*DATA SHOWN*.
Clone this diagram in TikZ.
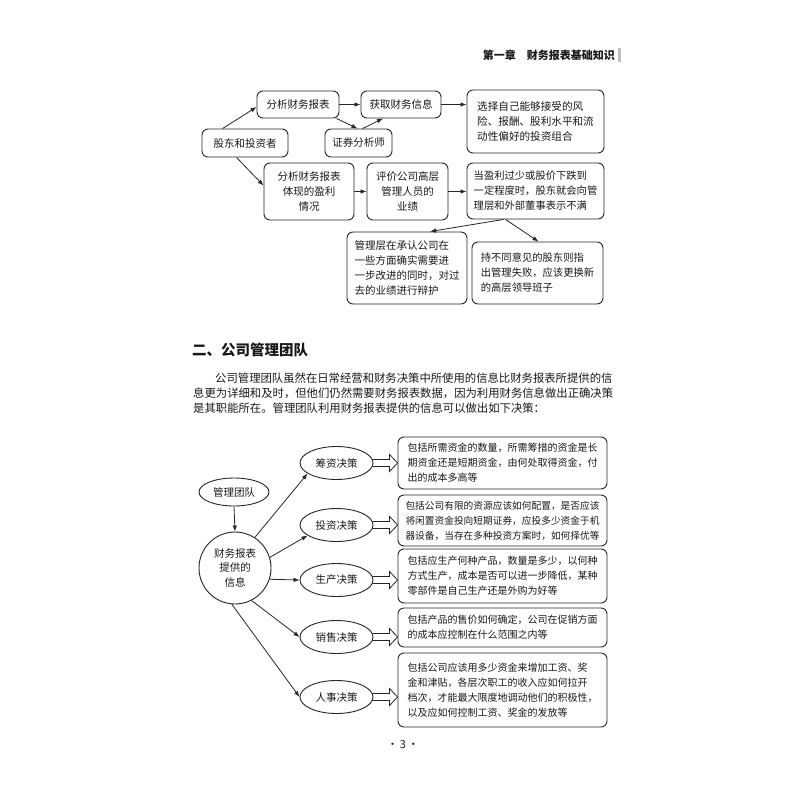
\documentclass[tikz,border=0pt]{standalone}
\usepackage{fontspec}
\setmainfont{Noto Sans CJK SC}
\usetikzlibrary{arrows.meta,calc,shapes.geometric}
\tikzset{
  rbox/.style={draw=black!85, line width=0.9pt, rounded corners=6pt, inner sep=0pt, align=left, text=black!90},
  ell/.style={draw=black!85, line width=0.9pt, ellipse, inner sep=0pt, text=black!90},
  arr/.style={draw=black!85, line width=0.8pt, -{Latex[length=6pt,width=4.5pt]}},
  harr/.style={draw=black!85, line width=0.8pt, line join=miter},
  fs/.style={font=\fontsize{#1}{15}\selectfont},
  ptxt/.style={anchor=west, inner sep=0pt, text=black!90, font=\fontsize{11.35}{15}\selectfont},
}
\newcommand\hollowarr[2]{%
  \draw[harr] ($(#1.east)+(-1,-3.5)$) -- ($(#2.west |- #1.east)+(-8,-3.5)$) -- ++(0,-5)
    -- (#2.west |- #1.east) -- ($(#2.west |- #1.east)+(-8,8.5)$) -- ++(0,-5)
    -- ($(#1.east)+(-1,3.5)$);}
\begin{document}
\begin{tikzpicture}[x=1pt,y=-1pt]
\useasboundingbox (0,0) rectangle (800,800);
\fill[white] (0,0) rectangle (800,800);

% header
\node[anchor=east, inner sep=0pt, text=black!90, font=\fontsize{11}{12}\selectfont\bfseries] (hd) at (615,55) {第一章\hspace{1em}财务报表基础知识};
\fill[black!25] (617.5,48) rectangle (620.5,62);

% top diagram
\node[rbox, fs=10.5, minimum width=86pt, minimum height=28pt, align=center] (A) at (245,143) {股东和投资者};
\node[rbox, fs=10.5, minimum width=82pt, minimum height=27pt, align=center] (B) at (298,104.5) {分析财务报表};
\node[rbox, fs=10.5, minimum width=80pt, minimum height=27pt, align=center] (C) at (401,104.5) {获取财务信息};
\node[rbox, fs=10.5, minimum width=67pt, minimum height=28pt, align=center] (D) at (358.5,143) {证券分析师};
\node[rbox, fs=10.5, minimum width=90pt, minimum height=57pt, align=center] (E) at (309,191.5) {分析财务报表\\体现的盈利\\情况};
\node[rbox, fs=10.5, minimum width=81pt, minimum height=57pt, align=center] (F) at (407.5,191.5) {评价公司高层\\管理人员的\\业绩};
\node[rbox, fs=10.6, minimum width=137pt, minimum height=63pt] (G) at (535.5,121.5) {选择自己能够接受的风\\险、报酬、股利水平和流\\动性偏好的投资组合};
\node[rbox, fs=10.3, minimum width=137pt, minimum height=56pt] (H) at (535.5,191) {当盈利过少或股价下跌到\\一定程度时，股东就会向管\\理层和外部董事表示不满};
\node[rbox, fs=10.5, minimum width=120pt, minimum height=72pt] (I) at (407,268) {管理层在承认公司在\\一些方面确实需要进\\一步改进的同时，对过\\去的业绩进行辩护};
\node[rbox, fs=10.3, minimum width=131pt, minimum height=62pt] (J) at (537.5,273) {持不同意见的股东则指\\出管理失败，应该更换新\\的高层领导班子};

\draw[arr] ([xshift=21pt]A.north west) -- ([yshift=-2.5pt]B.west);
\draw[arr] ([xshift=-3pt]B.south east) -- ([xshift=-1pt]D.north);
\draw[arr] ([xshift=4pt]D.north) -- ([xshift=-18pt]C.south);
\draw[arr] (B.east) -- (C.west);
\draw[arr] (C.east) -- (C.east -| G.west);
\draw[arr] ([xshift=35pt]A.south west) -- ([yshift=-23pt]E.north west);
\draw[arr] (E.east) -- (F.west);
\draw[arr] (F.east) -- (F.east -| H.west);
\draw[arr] ([xshift=-32pt]H.south) -- ([xshift=23pt]I.north);
\draw[arr] ([xshift=-30pt]H.south) -- ([xshift=1pt]J.north);

% section heading and paragraph
\node[anchor=west, inner sep=0pt, text=black!90, font=\fontsize{14.5}{16}\selectfont\bfseries] (sec) at (192,350) {二、公司管理团队};
\node[ptxt] (p1) at (215,378) {公司管理团队虽然在日常经营和财务决策中所使用的信息比财务报表所提供的信};
\node[ptxt] (p2) at (193,393) {息更为详细和及时，但他们仍然需要财务报表数据，因为利用财务信息做出正确决策};
\node[ptxt] (p3) at (193,408) {是其职能所在。管理团队利用财务报表提供的信息可以做出如下决策：};

% bottom diagram
\node[ell, fs=10.5, minimum width=70pt, minimum height=28pt] (M) at (234,492) {管理团队};
\node[circle, draw=black!85, line width=0.9pt, inner sep=0pt, minimum size=72pt, align=center, text=black!90, font=\fontsize{10.5}{14.5}\selectfont] (N) at (235,568) {财务报表\\提供的\\信息};
\node[ell, fs=10.5, minimum width=73pt, minimum height=33pt] (d1) at (336.5,463) {筹资决策};
\node[ell, fs=10.5, minimum width=73pt, minimum height=33pt] (d2) at (336.5,525) {投资决策};
\node[ell, fs=10.5, minimum width=73pt, minimum height=33pt] (d3) at (336.5,580) {生产决策};
\node[ell, fs=10.5, minimum width=73pt, minimum height=33pt] (d4) at (336.5,637) {销售决策};
\node[ell, fs=10.5, minimum width=73pt, minimum height=33pt] (d5) at (336.5,697) {人事决策};

\node[rbox, fs=10, minimum width=209pt, minimum height=52pt] (R1) at (502.5,463) {包括所需资金的数量，所需筹措的资金是长\\期资金还是短期资金，由何处取得资金，付\\出的成本多高等};
\node[rbox, fs=9.7, minimum width=209pt, minimum height=51pt] (R2) at (502.5,520.5) {包括公司有限的资源应该如何配置，是否应该\\将闲置资金投向短期证券，应投多少资金于机\\器设备，当存在多种投资方案时，如何择优等};
\node[rbox, fs=10, minimum width=209pt, minimum height=54pt] (R3) at (502.5,576) {包括应生产何种产品，数量是多少，以何种\\方式生产，成本是否可以进一步降低，某种\\零部件是自己生产还是外购为好等};
\node[rbox, fs=10, minimum width=209pt, minimum height=39pt] (R4) at (502.5,627.5) {包括产品的售价如何确定，公司在促销方面\\的成本应控制在什么范围之内等};
\node[rbox, fs=10, minimum width=209pt, minimum height=74pt] (R5) at (502.5,690) {包括公司应该用多少资金来增加工资、奖\\金和津贴，各层次职工的收入应如何拉开\\档次，才能最大限度地调动他们的积极性，\\以及应如何控制工资、奖金的发放等};

\draw[arr] (M.south) -- (N.north);
\draw[arr] (N.57) -- (d1.200);
\draw[arr] (N.17) -- (d2.200);
\draw[arr] (N.-18) -- (d3.west);
\draw[arr] (N.-63) -- (d4.west);
\draw[arr] (N.-95) -- (d5.west);

\hollowarr{d1}{R1}
\hollowarr{d2}{R2}
\hollowarr{d3}{R3}
\hollowarr{d4}{R4}
\hollowarr{d5}{R5}

% page number
\node[inner sep=0pt, text=black!90, font=\fontsize{11}{12}\selectfont] (pg) at (403,745) {·\,3\,·};
\end{tikzpicture}
\end{document}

*EXERCISE TASK*. Give again, word for word, every line from the top of the data above to the line holding "(617.5,48) rectangle (620.5,62);", inclusive, with the pictures left out.

*FULL RESPONSE*.
Clone this diagram in TikZ.
\documentclass[tikz,border=0pt]{standalone}
\usepackage{fontspec}
\setmainfont{Noto Sans CJK SC}
\usetikzlibrary{arrows.meta,calc,shapes.geometric}
\tikzset{
  rbox/.style={draw=black!85, line width=0.9pt, rounded corners=6pt, inner sep=0pt, align=left, text=black!90},
  ell/.style={draw=black!85, line width=0.9pt, ellipse, inner sep=0pt, text=black!90},
  arr/.style={draw=black!85, line width=0.8pt, -{Latex[length=6pt,width=4.5pt]}},
  harr/.style={draw=black!85, line width=0.8pt, line join=miter},
  fs/.style={font=\fontsize{#1}{15}\selectfont},
  ptxt/.style={anchor=west, inner sep=0pt, text=black!90, font=\fontsize{11.35}{15}\selectfont},
}
\newcommand\hollowarr[2]{%
  \draw[harr] ($(#1.east)+(-1,-3.5)$) -- ($(#2.west |- #1.east)+(-8,-3.5)$) -- ++(0,-5)
    -- (#2.west |- #1.east) -- ($(#2.west |- #1.east)+(-8,8.5)$) -- ++(0,-5)
    -- ($(#1.east)+(-1,3.5)$);}
\begin{document}
\begin{tikzpicture}[x=1pt,y=-1pt]
\useasboundingbox (0,0) rectangle (800,800);
\fill[white] (0,0) rectangle (800,800);

% header
\node[anchor=east, inner sep=0pt, text=black!90, font=\fontsize{11}{12}\selectfont\bfseries] (hd) at (615,55) {第一章\hspace{1em}财务报表基础知识};
\fill[black!25] (617.5,48) rectangle (620.5,62);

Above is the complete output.